Dois Franciscos: o Pobrezinho e o Papa

Nomen est omen. Nome é presságio, diz um dito latino. Quando o Cardeal Bergoglio, em 2013, recebe o nome de Papa Francisco, inspirado na recomendação do franciscano Dom Cláudio Hummes – “Não se esqueça dos pobres!” – é um destino que de antemão se delineia. No coração de Bergoglio, São Francisco de Assis se apresentou como o homem da pobreza, da paz, do amor e da guarda do criado. O nome Francisco evoca o desejo de uma Igreja pobre para os pobres. Para reformar a Igreja, porém, é preciso que seja transformada a sua mente e o seu coração. Recordemos algumas direções desta transformação.

São Francisco de Assis. Reprodução da Internet

O lema do Papa Francisco é “Miserando atque eligendo” (olhou-o com misericórdia e o escolheu). As palavras são de uma homilia de Beda, o Venerável (Hom. 21; CCL 122, 149-151): “Vidit ergo Iesus publicanum et quia miserando atque eligendo vidit, ait illi: Sequere me” (Jesus viu o publicano, e o viu com misericórdia, escolhendo-o, e lhe disse: Siga-me). O encontro entre o mísero e a misericórdia é a fonte do chamado ao seguimento de Jesus Cristo, ao seu discipulado. São Francisco de Assis fez a experiência da conversão crística e evangélica como o encontro com o Deus do amor e com amor de Deus em sua gratuidade e ternura, amor que, em face da fragilidade e à miséria humana, se mostra como misericórdia. Em seu Testamento, Francisco de Assis recorda que sua passagem para o mundo da graça se fez ao ter sido conduzido pelo Senhor para entre os leprosos e ao fazer misericórdia com eles. O Papa Francisco nos evoca tal experiência, ao se lembrar dos últimos, dos menores, ao convidar ao encontro terno com eles, vindo-lhes em socorro, provoca-nos à experiência da compaixão e da misericórdia, essencial num mundo tão dilacerado pelo sofrimento, pelas guerras e conflitos, pelas culpas humanas. Só a misericórdia de Deus, revelada em Jesus Cristo, pode salvar a humanidade e a própria Igreja.

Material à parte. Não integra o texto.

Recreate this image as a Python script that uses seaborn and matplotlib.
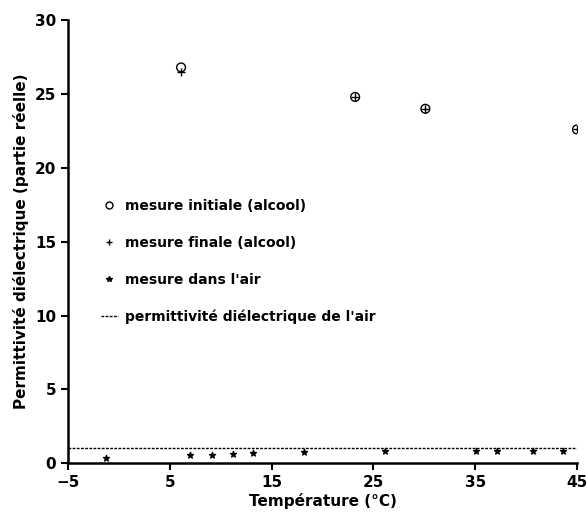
import numpy as np
import pandas as pd
import matplotlib.pyplot as plt
from matplotlib.lines import Line2D
import seaborn as sns

# alcohol measurements (initial / final)
temp_alcool = [6.1, 23.2, 30.1, 45.0]
eps_initiale = [26.8, 24.8, 24.0, 22.6]
eps_finale = [26.5, 24.8, 24.0, 22.6]

# measurements in air
temp_air = [-1.3, 7.0, 9.1, 11.2, 13.2, 18.2, 26.1, 35.1, 37.1, 40.7, 43.6]
eps_air = [0.35, 0.55, 0.55, 0.6, 0.7, 0.75, 0.8, 0.8, 0.8, 0.8, 0.8]

eps_air_ref = 1.0

labels = [
    "mesure initiale (alcool)",
    "mesure finale (alcool)",
    "mesure dans l'air",
    "permittivité diélectrique de l'air",
]

df = pd.concat([
    pd.DataFrame({"T": temp_alcool, "eps": eps_initiale, "serie": labels[0]}),
    pd.DataFrame({"T": temp_alcool, "eps": eps_finale, "serie": labels[1]}),
    pd.DataFrame({"T": temp_air, "eps": eps_air, "serie": labels[2]}),
])

sns.set_style("ticks")
plt.rcParams["font.family"] = ["DejaVu Sans"]
plt.rcParams["font.weight"] = "bold"
for key in ["text.color", "axes.labelcolor", "xtick.color", "ytick.color",
            "axes.edgecolor"]:
    plt.rcParams[key] = "black"

fig = plt.figure(figsize=(5.87, 5.17), dpi=100)
ax = fig.add_axes([0.116, 0.104, 0.867, 0.857])

markers = {labels[0]: "o", labels[1]: "+", labels[2]: "*"}
sizes = {labels[0]: 40, labels[1]: 40, labels[2]: 20}
for name, sub in df.groupby("serie", sort=False):
    sns.scatterplot(
        data=sub, x="T", y="eps", ax=ax, marker=markers[name], s=sizes[name],
        color="black", facecolor="none" if name == labels[0] else "black",
        edgecolor="black", linewidth=1.0, legend=False, zorder=3,
    )

ax.axhline(eps_air_ref, color="black", linestyle=(0, (2, 1)), linewidth=1.0)

ax.set_xlim(-5, 45)
ax.set_ylim(0, 30)
ax.set_xticks(np.arange(-5, 46, 10))
ax.set_yticks(np.arange(0, 31, 5))
ax.set_xticklabels(["\u22125", "5", "15", "25", "35", "45"])
sns.despine(ax=ax)
for side in ["left", "bottom"]:
    ax.spines[side].set_linewidth(1.8)
ax.tick_params(width=1.5, length=5, labelsize=11, direction="out")
for lab in ax.get_xticklabels() + ax.get_yticklabels():
    lab.set_fontweight("bold")

ax.set_xlabel("Température (°C)", fontsize=11, fontweight="bold", labelpad=2)
ax.set_ylabel("Permittivité diélectrique (partie réelle)", fontsize=11,
              fontweight="bold", labelpad=4)

handles = [
    Line2D([], [], marker="o", linestyle="none", markerfacecolor="none",
           markeredgecolor="black", markersize=5),
    Line2D([], [], marker="+", linestyle="none", color="black", markersize=5),
    Line2D([], [], marker="*", linestyle="none", color="black", markersize=4),
    Line2D([], [], linestyle=(0, (2, 1)), color="black", linewidth=1.0),
]
leg = ax.legend(handles, labels, loc="upper left", bbox_to_anchor=(0.04, 0.625),
                frameon=False, handlelength=1.2, handletextpad=0.5,
                labelspacing=1.65, prop={"size": 10, "weight": "bold"})

fig.savefig("out.png", dpi=100)
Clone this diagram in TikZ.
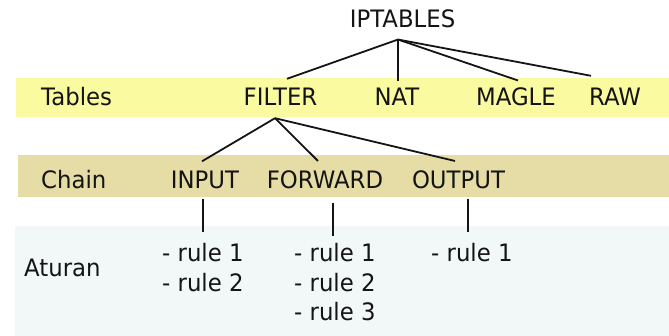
\documentclass[tikz,border=0pt]{standalone}
\usepackage{fontspec}
\setmainfont{DejaVu Sans}[FakeStretch=0.95]
\definecolor{tablesband}{RGB}{250,250,160}
\definecolor{chainband}{RGB}{229,220,166}
\definecolor{rulesband}{RGB}{242,247,248}
\definecolor{ink}{RGB}{20,20,20}
\tikzset{
  lbl/.style={anchor=base, inner sep=0pt, text=ink, font=\fontsize{24}{29}\selectfont},
  lblw/.style={lbl, anchor=base west},
  link/.style={draw=ink, line width=1.8pt}
}
\begin{document}
\begin{tikzpicture}[x=1pt, y=-1pt]
  \useasboundingbox (0,0) rectangle (669,336);
  % background bands
  \fill[tablesband] (16,78) rectangle (669,117);
  \fill[chainband] (18,155) rectangle (669,197);
  \fill[rulesband] (15,226) rectangle (669,336);

  % row labels
  \node[lblw] (tables) at (41,106) {Tables};
  \node[lblw] (chain) at (41,188.5) {Chain};
  \node[lblw] (aturan) at (24,277) {Aturan};

  % tree
  \node[lbl] (ipt) at (402.5,28) {IPTABLES};
  \node[lbl] (filter) at (280.5,105.5) {FILTER};
  \node[lbl] (nat) at (397,105.5) {NAT};
  \node[lbl] (magle) at (516,105.5) {MAGLE};
  \node[lbl] (raw) at (615,105.5) {RAW};

  \node[lbl] (input) at (205,189) {INPUT};
  \node[lbl] (forward) at (325,189) {FORWARD};
  \node[lbl] (output) at (458.5,189) {OUTPUT};

  % rules
  \node[lblw] (in1) at (162,262) {- rule 1};
  \node[lblw] (in2) at (162,292) {- rule 2};
  \node[lblw] (fw1) at (294,262) {- rule 1};
  \node[lblw] (fw2) at (294,292) {- rule 2};
  \node[lblw] (fw3) at (294,321) {- rule 3};
  \node[lblw] (out1) at (431,262) {- rule 1};

  % connectors: IPTABLES to tables
  \coordinate (iptHub) at ([xshift=-4.5pt,yshift=-11pt]ipt.south);
  \draw[link] (iptHub) -- ([xshift=6.5pt,yshift=9pt]filter.north);
  \draw[link] (iptHub) -- ([xshift=1pt,yshift=7pt]nat.north);
  \draw[link] (iptHub) -- ([xshift=2pt,yshift=7pt]magle.north);
  \draw[link] (iptHub) -- ([xshift=-24pt,yshift=12pt]raw.north);

  % connectors: FILTER to chains
  \coordinate (filterHub) at ([xshift=-5.5pt,yshift=-12.5pt]filter.south);
  \draw[link] (filterHub) -- ([xshift=-3pt,yshift=10pt]input.north);
  \draw[link] (filterHub) -- ([xshift=-7pt,yshift=10pt]forward.north);
  \draw[link] (filterHub) -- ([xshift=-3.5pt,yshift=10pt]output.north);

  % connectors: chains to rules
  \coordinate (inTop) at ([xshift=-2pt,yshift=-9pt]input.south);
  \coordinate (inEnd) at ([yshift=12pt]in1.north);
  \draw[link] (inTop) -- (inTop |- inEnd);
  \coordinate (fwTop) at ([xshift=8pt,yshift=-13pt]forward.south);
  \coordinate (fwEnd) at ([yshift=8pt]fw1.north);
  \draw[link] (fwTop) -- (fwTop |- fwEnd);
  \coordinate (outTop) at ([xshift=9.5pt,yshift=-9pt]output.south);
  \coordinate (outEnd) at ([yshift=12pt]out1.north);
  \draw[link] (outTop) -- (outTop |- outEnd);
\end{tikzpicture}
\end{document}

Da misericórdia e de sua força que perdoa e salva, propiciando um recomeço ao ser humano, nasce a alegria e a paz. O Evangelho é uma mensagem de alegria, de jovialidade. Agraciado com a jovialidade do Crucificado e Ressuscitado, o ser humano pode se alegrar e viver em paz. A jovialidade conduz o ser humano ao livre e ao luminoso, à dimensão da cháris, isto é, da benevolência, da gratuidade e graciosidade do amor-caridade. São Francisco de Assis foi o homem da perfeita alegria, que vem da gratuidade do amor, que se experimenta na união com o Crucificado e que faz experimentar a força de sua Ressurreição, do novo céu e da nova terra que Dele nasce, da nova criação que irrompe no coração da velha criação. Assim, as exortações apostólicas do Papa Francisco chamam à alegria, ao gáudio, à exultação pascal. 

O amor fraterno, gratuito e universal é a marca da identidade do discípulo de Cristo. Esse amor revoluciona a convivência humana e propõe uma vida comunitária e social baseada não apenas na justiça, mas também na amizade social. A Fratelli tutti traça esse caminho de fraternidade universal vivida por São Francisco de Assis, de quem é tirado o nome da encíclica. O mundo moderno fez revoluções em nome da liberdade e em nome da igualdade, mas não fez em nome da fraternidade. A Fratelli tutti aponta nessa direção. E a Laudato si’ estende o amor universal e o princípio da misericórdia àquela que São Francisco de Assis chamou de irmã e mãe Terra, bem como aos seus filhos, dando-lhe dimensões ecológicas. 

A Terra é, entre os pobres, entre os esquecidos, a mais pobre e mais esquecida. A miséria da Terra e a dos pobres andam juntas. O Papa Francisco não cansa de chamar a uma conversão nesse sentido para o cuidado com a casa comum. É um chamado a habitar a Terra de outro modo: ao modo do cuidado do amor universal-concreto.